10 years of helping decode dyslexia - Philadelphia Inquirer - The 32° Masonic Dyslexia Learning Centers

By Rosalee Polk Rhodes
Philadelphia Inquirer Suburban Staff

July 25, 2004


Sherry Garwood knew when her daughter entered first grade that there was something wrong.

"I noticed that she was struggling and having a hard time," Garwood said.

Paige was having trouble reading. She hated books. When it was time for homework, Paige would hide under the table.

Garwood said that her 6-year-old's reading assignments called for her to read for about 20 minutes each day from books given to her by her teacher. But Paige would hide the books.

"She didn't want to read them," Garwood said.

A frustrated Garwood approached the guidance counselor at Wilbur Watts Intermediate School in Burlington City, asking for help for her daughter, who was doing poorly in all areas of study.

After testing at the school, it was determined that Paige had dyslexia, a learning disorder that impairs a person's perception or decoding of words.

Garwood, 38, said the counselor referred her to the Masonic Learning Center in Burlington Township, a program that specializes in individual tutoring for children with dyslexia.

Once Paige started the program, there was a remarkable difference in her school performance.

"It's been absolutely wonderful. They give her the specific tutoring that she needs," Garwood said.

The program is now in its 10th year, and Burlington Township's is one of six sites in the state. Others are located in Northfield, Hasbrouck Heights, Newark, Scotch Plains and Tenafly.

Joseph Berlandi, executive director of the Lexington, Mass.-based centers, said the program is sponsored by the 32d Degree Masons.
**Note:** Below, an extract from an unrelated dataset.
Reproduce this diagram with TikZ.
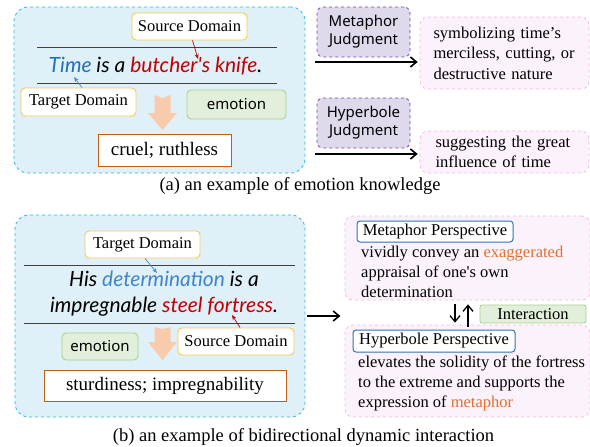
\documentclass[tikz,border=0pt]{standalone}
\usepackage{fontspec}
\setmainfont{Liberation Serif}
\newfontfamily\uifont{Noto Sans}
\newfontfamily\handfont{Lato}
\usetikzlibrary{arrows.meta,positioning}

\definecolor{panelline}{HTML}{2DB4E6}
\definecolor{panelfill}{HTML}{DFF0F8}
\definecolor{tagyellow}{HTML}{F7CB4D}
\definecolor{emoline}{HTML}{A9D18E}
\definecolor{emofill}{HTML}{E2EFDA}
\definecolor{outorange}{HTML}{C55A11}
\definecolor{peach}{HTML}{F8CBAD}
\definecolor{judgeline}{HTML}{7A3FB0}
\definecolor{judgefill}{HTML}{DEDAEC}
\definecolor{resline}{HTML}{F0B6E4}
\definecolor{resfill}{HTML}{FCF2FB}
\definecolor{perspblue}{HTML}{2E75B6}
\definecolor{tgtblue}{HTML}{1F6FC0}
\definecolor{srcred}{HTML}{C00000}
\definecolor{hiorange}{HTML}{E07030}
\definecolor{ruleline}{HTML}{404040}

\newcommand\serifsz{\fontsize{16.5}{20.5}\selectfont}
\newcommand\uisz{\uifont\fontsize{15}{18}\selectfont}
\newcommand\handsz{\handfont\itshape\fontsize{21}{26}\selectfont}
\newcommand\outsz{\fontsize{19}{22}\selectfont}

\begin{document}
\begin{tikzpicture}[x=1pt,y=-1pt,
    panel/.style={draw=panelline, dashed, fill=panelfill, rounded corners=14pt, line width=0.8pt},
    tagbox/.style={draw=tagyellow, fill=white, rounded corners=4pt, line width=0.9pt, font=\serifsz, inner sep=0pt},
    emobox/.style={draw=emoline, fill=emofill, rounded corners=4pt, line width=0.9pt, font=\uisz, inner sep=0pt},
    outbox/.style={draw=outorange, fill=white, line width=1pt, font=\outsz, inner sep=0pt},
    judgebox/.style={draw=judgeline, dashed, fill=judgefill, rounded corners=6pt, line width=0.8pt, align=center, font=\uisz, inner sep=0pt},
    resbox/.style={draw=resline, dashed, fill=resfill, rounded corners=8pt, line width=0.7pt, font=\serifsz, align=left},
    persp/.style={draw=perspblue, fill=white, rounded corners=3pt, line width=1pt, font=\serifsz, inner sep=0pt},
    bigarrow/.style={-{Straight Barb[length=6pt,width=10pt]}, line width=1.6pt},
    pointer/.style={-{Stealth[length=5pt,width=4pt]}, line width=0.7pt},
    rule/.style={ruleline, line width=1pt}]
  \useasboundingbox (0,0) rectangle (590,447);

  % (a) emotion knowledge
  \node[panel, minimum width=291pt, minimum height=166pt] (boxA) at (159.5,90) {};
  \draw[rule] (37,47) -- (277,47);
  \draw[rule] (37,83) -- (277,83);
  \node[font=\handsz] (sent1) at (155.5,66)
    {\textcolor{tgtblue}{Time} is a \textcolor{srcred}{butcher\textquotesingle s knife}.};
  \node[tagbox, minimum width=115pt, minimum height=27pt] (src1) at (189.5,26.5) {Source Domain};
  \node[tagbox, minimum width=115pt, minimum height=28pt] (tgt1) at (78.5,102) {Target Domain};
  \node[emobox, minimum width=99pt, minimum height=29pt] (emo1) at (236.5,104.5) {emotion};
  \node[outbox, minimum width=133pt, minimum height=32pt] (out1) at (164.5,150) {cruel; ruthless};
  \coordinate (butcher) at (198,59);
  \coordinate (time) at (74,77);
  \draw[pointer, srcred] ([xshift=3pt]src1.south) -- (butcher);
  \draw[pointer, tgtblue!80] ([xshift=3.5pt]tgt1.north) -- (time);
  \fill[peach, shift={(162.5,95)}] (-8,0) -- (0,3) -- (8,0) -- (8,18) -- (14.5,18)
    -- (0,35) -- (-14.5,18) -- (-8,18) -- cycle;

  \node[judgebox, minimum width=93pt, minimum height=50pt] (judge1) at (363.5,32) {Metaphor\\Judgment};
  \node[judgebox, minimum width=93pt, minimum height=50pt] (judge2) at (363.5,123) {Hyperbole\\Judgment};
  \node[resbox, minimum width=169pt, minimum height=72pt, text width=142pt] (res1) at (504.5,53)
    {symbolizing time's\\merciless, cutting, or\\destructive nature};
  \node[resbox, minimum width=169pt, minimum height=42pt, text width=138pt] (res2) at (504.5,152)
    {suggesting the great\\influence of time};
  \coordinate (j1) at (315,62);
  \coordinate (j2) at (315,154);
  \draw[bigarrow] (j1) -- ([xshift=-2pt]j1 -| res1.west);
  \draw[bigarrow] (j2) -- ([xshift=-2pt]j2 -| res2.west);

  \node[font=\fontsize{18.5}{22}\selectfont] (capA) at (300,186) {(a) an example of emotion knowledge};

  % (b) bidirectional dynamic interaction
  \node[panel, minimum width=290pt, minimum height=202pt] (boxB) at (160,316) {};
  \draw[rule] (24,265) -- (295,265);
  \draw[rule] (24,323) -- (295,323);
  \node[font=\handsz, align=center] (sent2) at (164,294)
    {His \textcolor{tgtblue!85}{determination} is a\\impregnable \textcolor{srcred}{steel fortress}.};
  \node[tagbox, minimum width=115pt, minimum height=27pt] (tgt2) at (142.5,244.5) {Target Domain};
  \node[tagbox, minimum width=116pt, minimum height=27pt] (src2) at (236,341.5) {Source Domain};
  \node[emobox, minimum width=76pt, minimum height=27pt] (emo2) at (100,346.5) {emotion};
  \node[outbox, minimum width=242pt, minimum height=31pt] (out2) at (165,385.5) {sturdiness; impregnability};
  \coordinate (determ) at (157,273);
  \coordinate (fortress) at (232,315);
  \draw[pointer, tgtblue!80] ([xshift=2.5pt]tgt2.south) -- (determ);
  \draw[pointer, srcred] ([xshift=4pt]src2.north) -- (fortress);
  \fill[peach, shift={(162.5,327)}] (-8,0) -- (0,2) -- (8,0) -- (8,15) -- (14.5,15)
    -- (0,33) -- (-14.5,15) -- (-8,15) -- cycle;

  \node[resbox, minimum width=245pt, minimum height=84pt] (pbox1) at (467.5,258) {};
  \node[resbox, minimum width=245pt, minimum height=92pt] (pbox2) at (467.5,371) {};
  \node[persp, minimum width=156pt, minimum height=21pt] (mp) at (435,231.5) {Metaphor Perspective};
  \node[font=\fontsize{16.5}{19.7}\selectfont, align=left, anchor=west, inner sep=0pt] (mptext) at (361,272)
    {vividly convey an \textcolor{hiorange}{exaggerated}\\appraisal of one\textquotesingle s own\\determination};
  \node[persp, minimum width=162pt, minimum height=22pt] (hp) at (434,341) {Hyperbole Perspective};
  \node[font=\fontsize{16.5}{20}\selectfont, align=left, anchor=west, inner sep=0pt] (hptext) at (358,383)
    {elevates the solidity of the fortress\\to the extreme and supports the\\expression of \textcolor{hiorange}{metaphor}};
  \node[emobox, font=\serifsz, minimum width=106pt, minimum height=18pt, rounded corners=2pt] (inter) at (533,314) {Interaction};
  \draw[bigarrow, line width=1.3pt] ([xshift=-12.5pt,yshift=-4pt]pbox1.south) -- ([xshift=-12.5pt,yshift=2pt]pbox2.north);
  \draw[bigarrow, line width=1.3pt] ([xshift=0.5pt,yshift=-2pt]pbox2.north) -- ([xshift=0.5pt,yshift=-4pt]pbox1.south);
  \draw[bigarrow] ([xshift=2pt]boxB.east) -- ++(33,0);

  \node[font=\fontsize{18.5}{22}\selectfont] (capB) at (303.5,437) {(b) an example of bidirectional dynamic interaction};
\end{tikzpicture}
\end{document}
It has an annual $8 million budget, provides the after-school tutoring programs for free, and training for teachers who handle the special needs of dyslexic children.

Berlandi said there are 47 centers in 15 states. Six more centers are expected to open across the nation in September.

"We've changed the lives of so many children and their families," Berlandi said of the nonprofit organization. "They get frustrated. It's amazing how quickly they learn to read and regain self-esteem. It brings tears to your eyes... helping those children."

Kathy Bostock, director of the Burlington learning center for seven years, said the demand for services is astounding.

"There's so much demand. We have up to a two-year waiting list," she said.

This year, 31 children, ranging from third grade through high school and from communities throughout South Jersey, attended the program. With the addition of two new teachers this fall, the staff will increase to four teachers. Student enrollment is expected to increase to 40. About 150 children have gone through the program.

Teachers are brought up to speed on the current levels of research, receive special training, and are certified to teach dyslexic children at Fairleigh Dickinson University, she said.

Bostock said the program simply teaches the "sound of language and the patterns of language" through two main methods: morphology, the meaning of language and words; and phonology, the decoding or sounding out of words.

"The children that we serve do not know how to decode words," she said.

Bostock, who has three children with dyslexia, said about 20 percent of the general population has a problem with decoding, but that only 7 percent to 10 percent are classified as dyslexic.

Most children are referred to the program by child study teams or are brought by parents searching for answers to their child's learning problems. And many come through word of mouth, Bostock said.

Bostock said early signs of dyslexia are delayed language development; trouble rhyming and putting words in order; and trouble changing letters in words.

"They shy away from books. They withdraw or act out," she said.

Garwood said dyslexia is something that Paige, now an 11-year-old honor student advancing to fifth grade, will always struggle with. She said the program, which Paige attends for an hour twice a week, has put her on steady footing.

"She loves going. She's happy to go there," Garwood said. "I can't say enough good things about the learning center. They have helped her a lot."